ロボット派遣・就職・教育サービスを手掛け、これまでロボットとともに5000人以上を接客した経験を持つ田中智崇氏がデリバリーサービスロボット「Relay(リレイ)」について紹介する。
ロボット派遣・就職・教育サービスを手掛け、これまでロボットとともに5000人以上を接客した経験を持つ田中智崇氏がデリバリーサービスロボット「Relay(リレイ)」について紹介する。
クリエイティブワーカーの聖地として新たな次代の流れを生み出し続け、継続的なエンターテインメントシティー渋谷であり続けること――JR渋谷駅前に2018年9月13日に誕生した「渋谷ストリーム」は、この2つの役割を担うことが期待される、商業施設・オフィス・イベントホール・ホテルなどからなる複合施設である。
この施設内にある渋谷ストリームエクセルホテル東急は、「渋谷から世界へ 感性を刺激するホテル〜THE SHIBUYA SENSIBILITY〜」をコンセプトとしたホテルである。このたび同ホテルに、Savioke(サビオーク)(本社:米国カリフォルニア州サンノゼ)のデリバリーサービスロボットの「Relay」が導入されたので取材に伺った。コンセプト通り、感性を刺激されるかが非常に楽しみである。
なお、本稿ではRelayの機能面にとどまらず、サービスロボットの活用方法についても筆者の経験を基に述べていく。

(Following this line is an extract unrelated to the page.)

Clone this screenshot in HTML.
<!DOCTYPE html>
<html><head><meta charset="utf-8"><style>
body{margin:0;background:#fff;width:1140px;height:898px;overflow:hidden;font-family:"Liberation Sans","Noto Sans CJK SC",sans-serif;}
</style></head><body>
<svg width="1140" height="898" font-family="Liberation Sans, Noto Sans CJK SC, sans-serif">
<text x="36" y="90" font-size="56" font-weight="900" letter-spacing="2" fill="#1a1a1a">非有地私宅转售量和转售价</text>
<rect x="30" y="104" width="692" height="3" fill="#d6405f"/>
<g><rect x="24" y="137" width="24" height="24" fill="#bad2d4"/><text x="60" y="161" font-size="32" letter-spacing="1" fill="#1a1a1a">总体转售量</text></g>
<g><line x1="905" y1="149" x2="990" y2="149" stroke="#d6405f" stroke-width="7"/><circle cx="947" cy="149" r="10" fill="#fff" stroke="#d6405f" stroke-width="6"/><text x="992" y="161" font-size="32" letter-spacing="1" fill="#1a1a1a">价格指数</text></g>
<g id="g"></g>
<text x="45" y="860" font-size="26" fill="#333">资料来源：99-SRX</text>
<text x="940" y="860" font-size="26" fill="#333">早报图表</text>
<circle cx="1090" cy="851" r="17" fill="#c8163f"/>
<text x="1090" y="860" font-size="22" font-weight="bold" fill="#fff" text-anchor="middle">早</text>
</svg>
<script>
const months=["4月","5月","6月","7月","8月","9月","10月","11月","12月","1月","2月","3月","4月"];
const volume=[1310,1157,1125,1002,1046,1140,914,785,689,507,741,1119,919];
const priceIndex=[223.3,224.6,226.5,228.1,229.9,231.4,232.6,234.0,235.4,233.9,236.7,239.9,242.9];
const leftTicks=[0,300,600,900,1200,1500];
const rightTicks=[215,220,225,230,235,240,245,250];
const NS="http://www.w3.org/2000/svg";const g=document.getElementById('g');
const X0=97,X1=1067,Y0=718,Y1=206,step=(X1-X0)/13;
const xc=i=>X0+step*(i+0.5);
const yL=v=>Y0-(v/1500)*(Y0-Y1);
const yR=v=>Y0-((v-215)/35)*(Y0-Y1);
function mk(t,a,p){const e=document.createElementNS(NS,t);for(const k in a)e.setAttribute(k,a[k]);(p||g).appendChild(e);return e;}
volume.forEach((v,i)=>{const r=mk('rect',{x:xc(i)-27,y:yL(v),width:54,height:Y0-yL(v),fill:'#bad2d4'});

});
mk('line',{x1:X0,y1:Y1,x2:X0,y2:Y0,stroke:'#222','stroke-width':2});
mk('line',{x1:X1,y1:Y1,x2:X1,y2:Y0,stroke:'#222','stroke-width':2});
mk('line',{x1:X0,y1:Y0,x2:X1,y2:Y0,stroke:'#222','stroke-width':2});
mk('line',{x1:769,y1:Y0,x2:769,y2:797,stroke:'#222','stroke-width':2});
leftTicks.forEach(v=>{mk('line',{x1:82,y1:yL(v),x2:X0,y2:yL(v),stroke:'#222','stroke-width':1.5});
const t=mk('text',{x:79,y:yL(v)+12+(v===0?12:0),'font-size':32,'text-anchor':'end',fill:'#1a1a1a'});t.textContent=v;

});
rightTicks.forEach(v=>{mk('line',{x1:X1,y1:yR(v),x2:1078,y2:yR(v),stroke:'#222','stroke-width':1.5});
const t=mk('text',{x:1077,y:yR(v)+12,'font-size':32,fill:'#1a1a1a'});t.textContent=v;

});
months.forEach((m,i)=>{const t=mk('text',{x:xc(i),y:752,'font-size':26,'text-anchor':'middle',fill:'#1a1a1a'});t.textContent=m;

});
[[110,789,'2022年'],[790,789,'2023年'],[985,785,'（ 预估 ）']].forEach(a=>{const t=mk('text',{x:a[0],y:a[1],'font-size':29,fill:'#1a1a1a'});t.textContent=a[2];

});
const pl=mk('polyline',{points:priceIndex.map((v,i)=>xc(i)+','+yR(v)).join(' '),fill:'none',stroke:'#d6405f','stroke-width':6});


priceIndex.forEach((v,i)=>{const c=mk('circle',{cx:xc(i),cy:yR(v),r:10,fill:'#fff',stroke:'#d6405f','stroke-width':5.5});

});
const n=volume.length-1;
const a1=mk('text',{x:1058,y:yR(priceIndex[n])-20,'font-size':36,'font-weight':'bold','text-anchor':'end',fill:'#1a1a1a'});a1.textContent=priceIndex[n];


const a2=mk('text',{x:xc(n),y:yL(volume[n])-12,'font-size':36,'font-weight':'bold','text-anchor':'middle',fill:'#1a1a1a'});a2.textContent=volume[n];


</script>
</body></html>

Relayは、自律走行デリバリーという明確な役割を担うロボットである。PC・タブレット・スマホのWebブラウザからRelayの運用管理画面を操作し、客室の部屋番号を指定する。ただそれだけで、客室まで品物をデリバリーしてくれるのだ。
届ける品物は、本体上部のハッチを開けて中の空洞部分に配置する。空洞はある程度の深さがあり、最大4.5kgまでの重さに耐えられる。そのため、歯ブラシなどのアメニティーや小さめの枕、ルームサービスの食事など、多種多様なデリバリーが可能である。チェックイン時の手荷物など大き目の荷物を運ぶことは難しそうであるが、これをロボットの仕事としてしまうと接客による“おもてなし”が薄れる可能性があるので、これで良いと筆者は考える。
またRelayはWi-Fiを経由してエレベーターを操作することが可能だ。自分でエレベーターを呼び出し、指定フロアまで移動することができるのである。デザインも考えられており、閉所であるエレベーター内で人に圧迫感を与えないように工夫されているのだが、詳細は後ほど。
人とロボットが同じ空間で働くために必要不可欠となるのが安全面である。筆者がロボットサービスを手掛けていた中で顧客が一番懸念をいだくのがここだ。
理論上は安全でも顧客はロボットと一緒に仕事をした経験がないため安心出来ないのだ。安心して利用してもらうためにはセンサーの死角を減らす必要がある。この死角をなくすためにRelayは障害物を検知する異なる仕組みを前方の3カ所に備えている。前方上部のタブレットの下に搭載されたカメラ、前方下部に搭載されたLiDAR(ライダー)とソナーにより、近距離と中距離、平面と3次元を感知し、人や障害物を避けながらの安全な自律走行を可能としている。ためしに、筆者が前方と左右からRelayの前に急に飛び出して止まるかどうかを確認してみたところ、ピタッと止まった。また、1mぐらい前に立ってみたところ、減速後に反転し、走行経路を変えた。安全面は問題なさそうである。